01 março 2007

Objeção de consciência – o direito e os deveres relacionados

Revista OM - março/2007

O nosso Código Deontológico (CD), aliás como a Constituição da República e a Associação Médica Mundial, prevê que o Médico possa invocar objeção de consciência para se recusar a praticar um ato que se lhe pede ou que se espere que ele pratique.

O direito de recusa de assistência necessita, contudo, de regulamentação já que importa prever que nem tudo o que se pode fazer, se deve fazer. Essa é, aliás, uma das dimensões éticas da nossa profissão – o dever é mais importante do que o poder, como o lícito é mais importante que o útil e a pessoa mais importante que a técnica.

O nosso velho Código Deontológico no seu Artigo 30.º (Objeção de consciência) deveria, a meu ver, ter a seguinte redação: «O Médico tem o direito de recusar a prática de ato da sua profissão quando tal prática entre em conflito com a sua consciência, ofendendo os seus princípios morais, religiosos, culturais ou filosóficos, ou quando haja manifesta contradição com este Código», já que os Médicos não têm várias consciências.

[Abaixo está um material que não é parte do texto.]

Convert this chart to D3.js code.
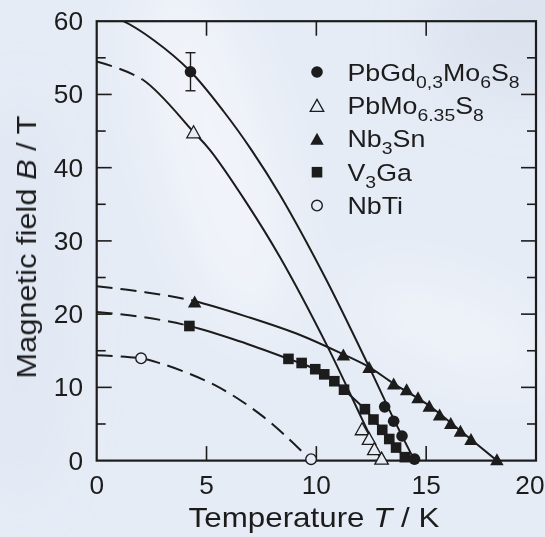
<!DOCTYPE html>
<html><head><meta charset="utf-8">
<script src="https://cdn.jsdelivr.net/npm/d3@7"></script>
<style>html,body{margin:0;padding:0;background:#e6ecf6;} svg{display:block;}</style>
</head><body><svg id="c" width="545" height="537"></svg>
<script>
// ---------- data ----------
const xTicks = [0, 5, 10, 15, 20];
const yTicks = [0, 10, 20, 30, 40, 50, 60];
const yMinorTicks = [5, 15, 25, 35, 45, 55];

// measured points
const pbgdT = [4.27, 13.11, 13.52, 13.90, 14.47];
const pbgdB = [53.1, 7.34, 5.38, 3.36, 0.2];
const pbgdErrLow = [50.5, null, null, null, null];
const pbgdErrHigh = [55.7, null, null, null, null];
const pbmoT = [4.41, 12.08, 12.40, 12.64, 12.97];
const pbmoB = [44.9, 4.35, 3.03, 1.64, 0.33];
const nb3snT = [4.46, 11.23, 12.40, 13.52, 14.11, 14.63, 15.14, 15.61, 16.12, 16.56, 17.04, 18.22];
const nb3snB = [21.74, 14.5, 12.77, 10.52, 9.73, 8.65, 7.49, 6.31, 5.14, 4.07, 2.95, 0.2];
const v3gaT = [4.22, 8.73, 9.33, 9.95, 10.36, 10.82, 11.26, 12.21, 12.60, 13.0, 13.32, 13.63, 14.03];
const v3gaB = [18.38, 13.89, 13.33, 12.48, 11.78, 10.84, 9.68, 7.02, 5.61, 4.2, 2.95, 1.78, 0.47];
const nbtiT = [2.02, 9.76];
const nbtiB = [13.97, 0.2];

// fitted upper-critical-field curves
const pbgdFitT = [0, 1.21, 2.6, 4.25, 5.8, 7.05, 8.34, 10.4, 12.4, 13.5, 14.47];
const pbgdFitB = [61.1, 60, 57.4, 53.2, 47.6, 42.4, 36.3, 25, 12.8, 5.8, 0];
const pbmoFitT = [0, 2.1, 4.4, 5.16, 6.8, 8.34, 10.47, 12.06, 12.97];
const pbmoFitB = [54.5, 52.0, 44.9, 42.4, 35.3, 27.8, 15.8, 5.8, 0];
const nb3snFitT = [0, 2.2, 4.43, 7.0, 9.26, 11.23, 12.4, 13.52, 15.14, 16.56, 18.22];
const nb3snFitB = [23.8, 23.0, 21.8, 19.5, 17.15, 14.5, 12.77, 10.52, 7.49, 4.07, 0];
const v3gaFitT = [0, 2.1, 4.22, 6.5, 8.73, 9.95, 10.82, 11.26, 12.21, 12.6, 13.0, 13.63, 14.15];
const v3gaFitB = [20.3, 19.6, 18.38, 16.3, 13.89, 12.48, 10.84, 9.68, 7.02, 5.61, 4.2, 1.78, 0];
const nbtiFitT = [0, 2.02, 2.88, 4.17, 5.38, 6.52, 7.58, 8.72, 9.76];
const nbtiFitB = [14.4, 13.97, 13.3, 11.92, 10.3, 8.28, 6.0, 3.04, 0];
const dashEndT = [0, 2.1, 4.3, 4.2, 20]; // extrapolated (dashed) part of each fit

const legendParts = [
  [["PbGd",0],["0,3",1],["Mo",0],["6",1],["S",0],["8",1]],
  [["PbMo",0],["6.35",1],["S",0],["8",1]],
  [["Nb",0],["3",1],["Sn",0]],
  [["V",0],["3",1],["Ga",0]],
  [["NbTi",0]]
];
const markerKinds = ["circleFilled","triOpen","triFilled","square","circleOpen"];

// ---------- drawing ----------
const W = 545, H = 537;
const svg = d3.select("#c");
const FONT = "'Liberation Sans', Arial, Helvetica, sans-serif";
const INK = "#1c1c1c";
const BG = "#e6ecf6";

const x = d3.scaleLinear().domain([0, 20]).range([96.7, 536]);
const y = d3.scaleLinear().domain([0, 60]).range([460.6, 21.2]);
const [x0, x1] = x.range();
const [yb, yt] = y.range();

// background
const defs = svg.append("defs");
const blur = defs.append("filter").attr("id","blur").attr("x","-50%").attr("y","-50%").attr("width","200%").attr("height","200%");
blur.append("feGaussianBlur").attr("stdDeviation", 30);
svg.append("rect").attr("width", W).attr("height", H).attr("fill", BG);
const bgG = svg.append("g").attr("filter","url(#blur)");
bgG.append("ellipse").attr("cx",215).attr("cy",150).attr("rx",55).attr("ry",190).attr("transform","rotate(-15,215,150)").attr("fill","#ffffff").attr("opacity",0.45);
bgG.append("ellipse").attr("cx",450).attr("cy",330).attr("rx",110).attr("ry",45).attr("transform","rotate(20,450,330)").attr("fill","#ffffff").attr("opacity",0.35);
bgG.append("ellipse").attr("cx",520).attr("cy",30).attr("rx",90).attr("ry",70).attr("fill","#d5deea").attr("opacity",0.6);
bgG.append("ellipse").attr("cx",20).attr("cy",300).attr("rx",40).attr("ry",200).attr("fill","#dbe3ef").attr("opacity",0.5);

// clip paths
function clipRect(id, xa, xb) {
  defs.append("clipPath").attr("id", id).append("rect")
    .attr("x", xa).attr("y", yt).attr("width", Math.max(0, xb - xa)).attr("height", yb - yt);
}

// ticks
const tk = svg.append("g").attr("stroke", INK).attr("stroke-width", 1.6);
xTicks.filter(v => v > 0 && v < 20).forEach(v => {
  tk.append("line").attr("x1", x(v)).attr("x2", x(v)).attr("y1", yb).attr("y2", yb - 14.5);
  tk.append("line").attr("x1", x(v)).attr("x2", x(v)).attr("y1", yt).attr("y2", yt + 14.5);
});
yTicks.filter(v => v > 0 && v < 60).forEach(v => {
  tk.append("line").attr("x1", x0).attr("x2", x0 + 15).attr("y1", y(v)).attr("y2", y(v));
  tk.append("line").attr("x1", x1).attr("x2", x1 - 15).attr("y1", y(v)).attr("y2", y(v));
});
yMinorTicks.forEach(v => {
  tk.append("line").attr("x1", x0).attr("x2", x0 + 9).attr("y1", y(v)).attr("y2", y(v));
  tk.append("line").attr("x1", x1).attr("x2", x1 - 9).attr("y1", y(v)).attr("y2", y(v));
});

// fits
const line = d3.line().x(d => x(d[0])).y(d => y(d[1])).curve(d3.curveCatmullRom.alpha(0.5));
const fits = [[pbgdFitT,pbgdFitB],[pbmoFitT,pbmoFitB],[nb3snFitT,nb3snFitB],[v3gaFitT,v3gaFitB],[nbtiFitT,nbtiFitB]];
fits.forEach((f, i) => {
  const pts = f[0].map((t, j) => [t, f[1][j]]);
  const split = x(dashEndT[i]);
  clipRect("cd" + i, x0, split);
  clipRect("cs" + i, split, x1);
  if (dashEndT[i] > 0) {
    svg.append("path").attr("d", line(pts)).attr("fill","none").attr("stroke", INK)
      .attr("stroke-width", 2).attr("stroke-dasharray","16,8").attr("clip-path","url(#cd"+i+")");
  }
  svg.append("path").attr("d", line(pts)).attr("fill","none").attr("stroke", INK)
    .attr("stroke-width", 2).attr("clip-path","url(#cs"+i+")");
});

// frame
svg.append("rect").attr("x", x0).attr("y", yt).attr("width", x1 - x0).attr("height", yb - yt)
  .attr("fill","none").attr("stroke", INK).attr("stroke-width", 2.2);

// error bar
const eb = svg.append("g").attr("stroke", INK).attr("stroke-width", 1.4);
pbgdT.forEach((t, i) => {
  if (pbgdErrLow[i] == null) return;
  eb.append("line").attr("x1", x(t)).attr("x2", x(t)).attr("y1", y(pbgdErrLow[i])).attr("y2", y(pbgdErrHigh[i]));
  [pbgdErrLow[i], pbgdErrHigh[i]].forEach(v =>
    eb.append("line").attr("x1", x(t) - 5).attr("x2", x(t) + 5).attr("y1", y(v)).attr("y2", y(v)));
});

// markers
function marker(g, kind, cx, cy) {
  if (kind === "circleFilled") g.append("circle").attr("cx",cx).attr("cy",cy).attr("r",5.8).attr("fill",INK);
  else if (kind === "circleOpen") g.append("circle").attr("cx",cx).attr("cy",cy).attr("r",5.3).attr("fill",BG).attr("stroke",INK).attr("stroke-width",1.4);
  else if (kind === "square") g.append("rect").attr("x",cx-5.3).attr("y",cy-5.3).attr("width",10.6).attr("height",10.6).attr("fill",INK);
  else {
    const w = 13.5, h = 12;
    const p = `M${cx},${cy-h/2}L${cx+w/2},${cy+h/2}L${cx-w/2},${cy+h/2}Z`;
    if (kind === "triFilled") g.append("path").attr("d",p).attr("fill",INK);
    else g.append("path").attr("d",p).attr("fill",BG).attr("stroke",INK).attr("stroke-width",1.3).attr("stroke-linejoin","miter");
  }
}
const mk = svg.append("g");
const sets = [[pbmoT,pbmoB,"triOpen"],[nbtiT,nbtiB,"circleOpen"],[v3gaT,v3gaB,"square"],[nb3snT,nb3snB,"triFilled"],[pbgdT,pbgdB,"circleFilled"]];
sets.forEach(s => s[0].forEach((t, j) => marker(mk, s[2], x(t), y(s[1][j]))));

// tick labels
function stext(g, tx, ty, sx, str, size, anchor) {
  return g.append("g").attr("transform", `translate(${tx},${ty}) scale(${sx},1)`)
    .append("text").attr("text-anchor", anchor).attr("font-family", FONT)
    .attr("font-size", size).attr("fill", INK).text(str);
}
const lab = svg.append("g");
xTicks.forEach(v => {
  if (v === 20) stext(lab, 544.5, 494, 1.05, String(v), 25, "end");
  else stext(lab, x(v), 494, 1.05, String(v), 25, "middle");
});
yTicks.forEach(v => stext(lab, 83, y(v) + 9, 1.05, String(v), 25, "end"));

// axis titles
const xt = lab.append("g").attr("transform", `translate(314,527) scale(1.12,1)`)
  .append("text").attr("text-anchor","middle").attr("font-family",FONT).attr("font-size",28).attr("fill",INK);
xt.append("tspan").text("Temperature ");
xt.append("tspan").attr("font-style","italic").text("T");
xt.append("tspan").text(" / K");
const yt2 = lab.append("g").attr("transform", `translate(36,247) rotate(-90) scale(1.1,1)`)
  .append("text").attr("text-anchor","middle").attr("font-family",FONT).attr("font-size",28).attr("fill",INK);
yt2.append("tspan").text("Magnetic field ");
yt2.append("tspan").attr("font-style","italic").text("B");
yt2.append("tspan").text(" / T");

// legend
const lg = svg.append("g");
legendParts.forEach((parts, i) => {
  const cy = 72 + i * 33.4;
  marker(lg, markerKinds[i], 317, cy);
  const t = lg.append("g").attr("transform", `translate(347.5,${cy + 8.5}) scale(1.14,1)`)
    .append("text").attr("font-family", FONT).attr("font-size", 23.5).attr("fill", INK);
  let shifted = false;
  parts.forEach(([s, sub]) => {
    const ts = t.append("tspan").text(s);
    if (sub && !shifted) { ts.attr("font-size", 17).attr("dy", 7); shifted = true; }
    else if (!sub && shifted) { ts.attr("dy", -7); shifted = false; }
    else if (sub) ts.attr("font-size", 17);
  });
});
</script>
</body></html>
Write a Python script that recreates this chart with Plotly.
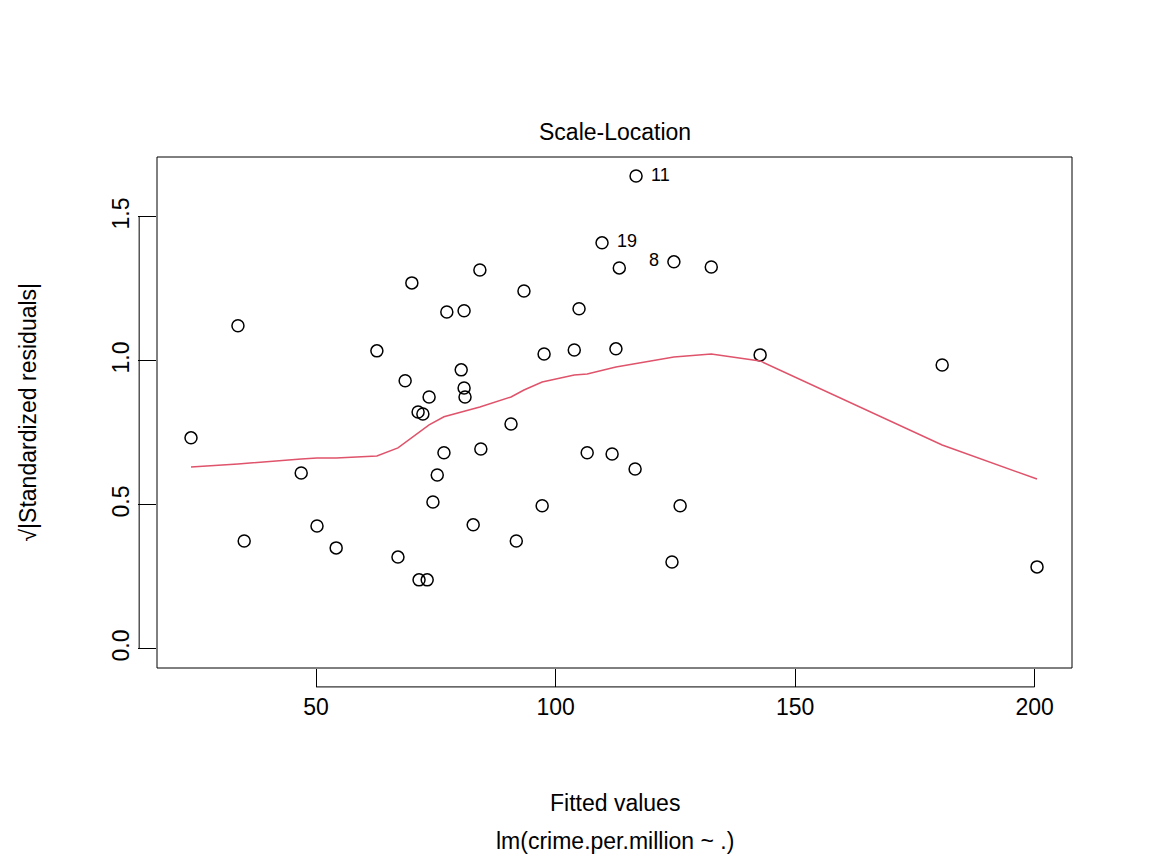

Por outro lado, o direito enunciado deve ter limites e, por isso, o CD deveria prever um parágrafo que os indique. Por exemplo: «Comete falta deontológica grave o Médico que, declarando-se objetor de consciência para um determinado ato, o pratique sem curar de anular a sua situação de objetor ou de apresentar clara justificação ética em caso de exceção.»

No entanto, todos sabemos que, para além da objeção de consciência (aquela em que invocamos os nossos princípios), há outras situações em que queremos ter o direito de recusar um ato que nos é imposto pelas chefias ou por normas de orientação (guidelines ou protocolos).

Torna-se assim necessário criar um novo artigo denominado “Objeção técnica” que poderia ter o seguinte texto: «A recusa de subordinação a ordens técnicas oriundas de hierarquias institucionais, legal ou contratualmente estabelecidas, ou a normas de orientação adotadas institucionalmente, só pode ser usada quando o Médico se sentir constrangido a praticar ou deixar de praticar atos médicos contra a sua opinião técnica, devendo justificar-se de forma clara.» O CD atual dedica vários artigos a situações de recusa de assistência. Note-se que o código devia enumerar os deveres pois, neste particular, mais parece uma carta de direitos ao enumerar, de acordo com os artigos 36.º a 38.º, vários casos em que os Médicos podem invocar esse direito.

Ora, a meu ver, esses artigos deveriam ter uma formulação algo diferente e, além disso, englobar o caso da greve que o CD acolhe noutro capítulo. Assim, impõe-se que aqueles artigos tenham uma redação clara e transparente, definindo os deveres dos Médicos quando entendam recusar assistência. A saber:

1. O Médico só pode recusar a assistência ou a continuidade de assistência a um doente desde que desse facto não resulte prejuízo para o doente e desde que haja outro Médico de qualificação equivalente a quem o doente possa recorrer.

2. O Médico que invoque objeção, técnica ou de consciência, para não executar um ato ou opte pela recusa de assistência tem o dever de fornecer todos os esclarecimentos necessários para a continuidade da assistência e de advertir o doente ou a família com a devida antecedência.

3. Quando a recusa de assistência resulte de adesão a greve legal, o Médico deve, sejam quais forem as circunstâncias, assegurar-se da continuidade dos cuidados terapêuticos necessários aos seus doentes, bem como da assistência a doentes urgentes e graves.

4. Quando a recusa de assistência resulte da discordância, por parte do doente, da família ou do representante legal, sobre os exames ou tratamentos indicados pelo Médico, este deve, previamente, assegurar-se de que esgotou todas as formas de esclarecimento acerca dos atos que pretendia promover e de que respeitou, na medida do possível e de acordo com a sua capacidade de discernimento, as opções do doente.

Estas propostas, como outras que tencionamos apresentar sobre outras áreas de Deontologia Médica, são um contributo para um debate que se pretende alargado e resulte num CD em que todos os Médicos se possam rever.